Ob er von einem Mann ohne Arme berichtet, der selbst geknipste Fotos anbietet ("Sucher") oder von einem unsinnigen Nachbarschaftsstreit, bei dem die Protagonisten nachts im Garten Schnecken jagen und zueinander finden ("Willst du mal was sehen"), von einem Ehepaar, was ganz tragisch seinen kleinen Sohn verliert und ausgerechnet nachts in einer Backstube Trost findet ("Ein kleiner Segen") oder vom Sonntagstripp zweier verheirateter Männer, der in einer Katastrophe endet ("Sag den Frauen, wir gehen") - Carver ist originell und trifft sofort den richtigen Ton. Ein Highlight ist natürlich auch in ihrer langen Version die Geschichte "Anfänger" (in der ursprünglichen Fassung "Wovon wir reden, wenn wir von Liebe reden"), die ihren damals wirklich genialen Titel – und das muss man ihm nach wie vor hoch anrechnen - Gordon Lish verdankte. Lish hatte den Titel aus einem prägnanten Satz geschält: "Aber danach werden wir uns vermutlich alle schämen, wenn wir so tun als wüssten wir, wovon wir reden, wenn wir von Liebe reden." Dass aber auch der Titel "Beginners" den Nerv dieser Geschichte trifft, zeigt eine andere Stelle: "Was wissen wir schon über die Liebe? (…) Also mir kommt es so vor, als ob wir alle blutige Anfänger auf dem Gebiet sind." Bei solchen Sätzen entsteht doch schon mal Gänsehaut.

Natürlich hatte Lish großartige Ideen, die Carvers Geschichten noch exzellenter machten! Daran besteht nach wie vor kein Zweifel. Diese Symbiose zwischen Autor und Lektor hätte legendär sein können, wäre Lish beim Lektorieren nicht so selbstverliebt über das Ziel hinaus geschossen und wäre da nicht der bittere Nachgeschmack von Carvers Korrespondenz an seinen Lektor. Denn dass Raymond Carver sich gegen Gordon Lish nicht durchzusetzen vermochte, wird auf den letzten Seiten besonders deutlich.
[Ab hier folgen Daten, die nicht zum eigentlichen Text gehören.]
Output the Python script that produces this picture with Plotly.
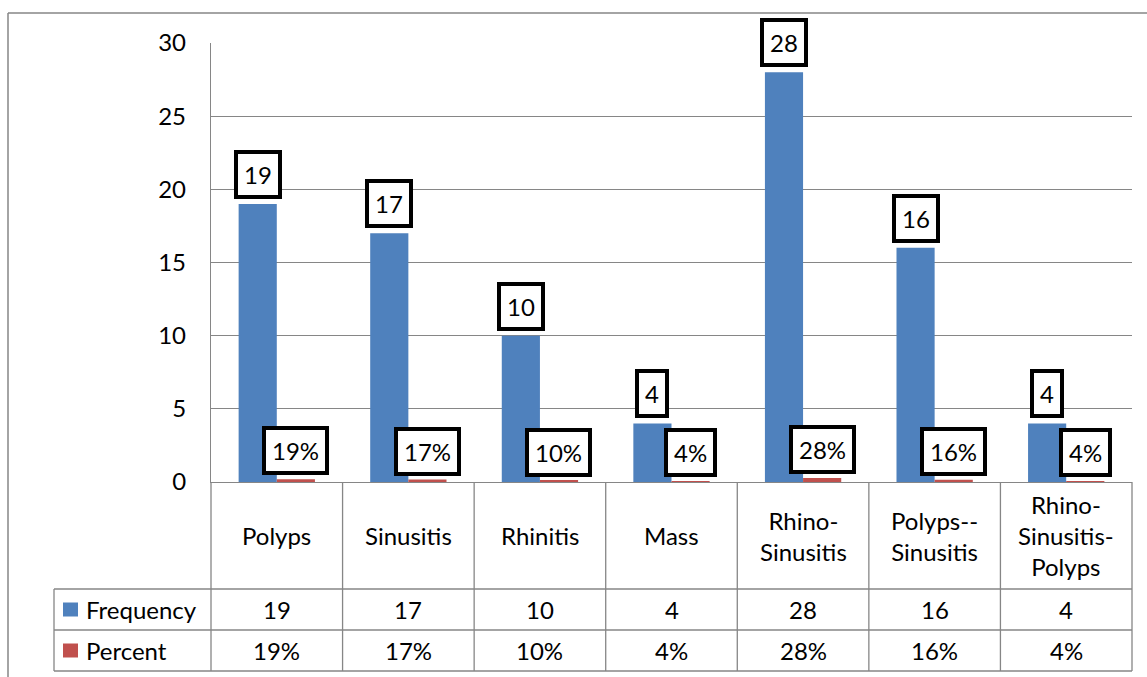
import re
import plotly.graph_objects as go

# Diagnoses and counts
categories = ["Polyps", "Sinusitis", "Rhinitis", "Mass",
              "Rhino-Sinusitis", "Polyps--Sinusitis", "Rhino-Sinusitis-Polyps"]
frequency = [19, 17, 10, 4, 28, 16, 4]
percent = [0.19, 0.17, 0.10, 0.04, 0.28, 0.16, 0.04]
series_names = ["Frequency", "Percent"]
y_ticks = [0, 5, 10, 15, 20, 25, 30]

BLUE = "#4F81BD"
RED = "#C0504D"
GRID = "#868686"
FONT = "Lato"
FS = 24

W, H = 1147, 677
L, R, T, B = 211, 1132, 43, 482  # plot area edges in pixels


def px(x):
    return (x - L) / (R - L)


def py(y):
    return (B - y) / (B - T)


def wrap(name):
    return re.sub(r"(-+)", r"\1<br>", name)


fig = go.Figure()
fig.add_trace(go.Bar(x=categories, y=frequency, name=series_names[0],
                     marker=dict(color=BLUE, line=dict(width=0))))
fig.add_trace(go.Bar(x=categories, y=percent, name=series_names[1],
                     marker=dict(color=RED, line=dict(width=0))))

n = len(categories)
half = 0.1445  # half of a bar slot in category units

shapes = []
annotations = []

# boxed value labels
for i, (f, p) in enumerate(zip(frequency, percent)):
    box = dict(xref="x", yref="y", showarrow=False, yanchor="bottom",
               font=dict(family=FONT, size=FS, color="black"),
               bgcolor="white", bordercolor="black", borderwidth=4, borderpad=6)
    annotations.append(dict(box, x=i - half, y=f, text=str(f), yshift=5))
    annotations.append(dict(box, x=i + half, y=p, text=f"{p:.0%}", yshift=4))

# data table beneath the plot
row_cat = (B, 589)
row_f = (589, 630)
row_p = (630, 671)
tbl_left = 54
line = dict(color=GRID, width=1.3)

for yy in (row_f[0], row_p[0], row_p[1]):
    shapes.append(dict(type="line", xref="paper", yref="paper",
                       x0=px(tbl_left), x1=1, y0=py(yy), y1=py(yy), line=line))
shapes.append(dict(type="line", xref="paper", yref="paper",
                   x0=px(tbl_left), x1=px(tbl_left), y0=py(row_f[0]), y1=py(row_p[1]), line=line))
for k in range(n + 1):
    xx = k / n
    shapes.append(dict(type="line", xref="paper", yref="paper",
                       x0=xx, x1=xx, y0=py(B), y1=py(row_p[1]), line=line))

for i, c in enumerate(categories):
    cell = dict(xref="x", yref="paper", x=i, showarrow=False, yanchor="middle",
                font=dict(family=FONT, size=FS, color="black"))
    annotations.append(dict(cell, y=py(sum(row_cat) / 2), text=wrap(c)))
    annotations.append(dict(cell, y=py(sum(row_f) / 2), text=str(frequency[i])))
    annotations.append(dict(cell, y=py(sum(row_p) / 2), text=f"{percent[i]:.0%}"))

# legend keys inside the table
for name, color, row in ((series_names[0], BLUE, row_f), (series_names[1], RED, row_p)):
    yc = sum(row) / 2
    shapes.append(dict(type="rect", xref="paper", yref="paper",
                       x0=px(63), x1=px(78), y0=py(yc + 7), y1=py(yc - 7),
                       fillcolor=color, line=dict(width=0)))
    annotations.append(dict(xref="paper", yref="paper", x=px(84), y=py(yc),
                            xanchor="left", yanchor="middle", showarrow=False, text=name,
                            font=dict(family=FONT, size=FS, color="black")))

# chart frame
shapes.append(dict(type="line", xref="paper", yref="paper",
                   x0=px(8), x1=px(W + 2), y0=py(13), y1=py(13), line=dict(color=GRID, width=1.5)))
shapes.append(dict(type="line", xref="paper", yref="paper",
                   x0=px(8), x1=px(8), y0=py(13), y1=py(H + 2), line=dict(color=GRID, width=1.5)))

fig.update_layout(
    width=W, height=H,
    margin=dict(l=L, r=W - R, t=T, b=H - B, pad=0),
    paper_bgcolor="white", plot_bgcolor="white",
    barmode="group", bargap=0.42, bargroupgap=0,
    showlegend=False,
    font=dict(family=FONT, size=FS, color="black"),
    shapes=shapes, annotations=annotations,
)
fig.update_xaxes(type="category", showticklabels=False, showgrid=False,
                 showline=True, linecolor=GRID, linewidth=1.3, ticks="",
                 range=[-0.5, n - 0.5])
fig.update_yaxes(range=[0, 30], tickvals=y_ticks, showgrid=True, gridcolor=GRID,
                 gridwidth=1.3, zeroline=False, showline=True, linecolor=GRID,
                 linewidth=1.3, ticks="", ticklabelstandoff=19,
                 tickfont=dict(family=FONT, size=FS, color="black"))

fig.write_html("out.html")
So sind diesem Band, sozusagen als i-Tüpfelchen, Briefe von Carver an seinen Lektor beigefügt, die aufzeigen, wie sehr Carver die Kürzungen quälten und wie verzweifelt er versuchte, diese Einschnitte rückgängig zu machen. Befremdlich erscheint jedoch vor allem, wie sehr er seinen Lektor trotzdem umschmeichelte und hofierte.  

So schreibt Carver 1980 an Lish:

"Schon jetzt hast Du mir in gewissem Sinne Unsterblichkeit verliehen. (…) Gordon, die Änderungen sind brillant, und die meisten machen die Geschichten besser."

Dann rückt er aber endlich mit der Sprache heraus.

"Und jetzt habe ich Angst, schreckliche Angst, ich habe das Gefühl, wenn das Buch in seiner derzeitigen, bearbeiteten Form veröffentlicht wird, werde ich vielleicht nie wieder eine Geschichte schreiben, so wichtig sind einige dieser Geschichten für mein körperliches und seelisches Wohlbefinden… (…) Bitte leite die nötigen Schritte ein, um die Herstellung des Buches zu stoppen."

Dass Lish sich schließlich durchsetzte, der Erzählband in der gekürzten Version erschien und sogar Kultstatus erreichte, machte es für Carver nicht erträglicher. So schreibt er ihm bei der Arbeit an seinem nächsten Erzählband: "Bitte hilf mir mit diesem Buch als guter Lektor, als der beste… aber nicht als Ghostwriter." Besser könnte man Carvers Bredouille auch heutzutage nicht beschreiben.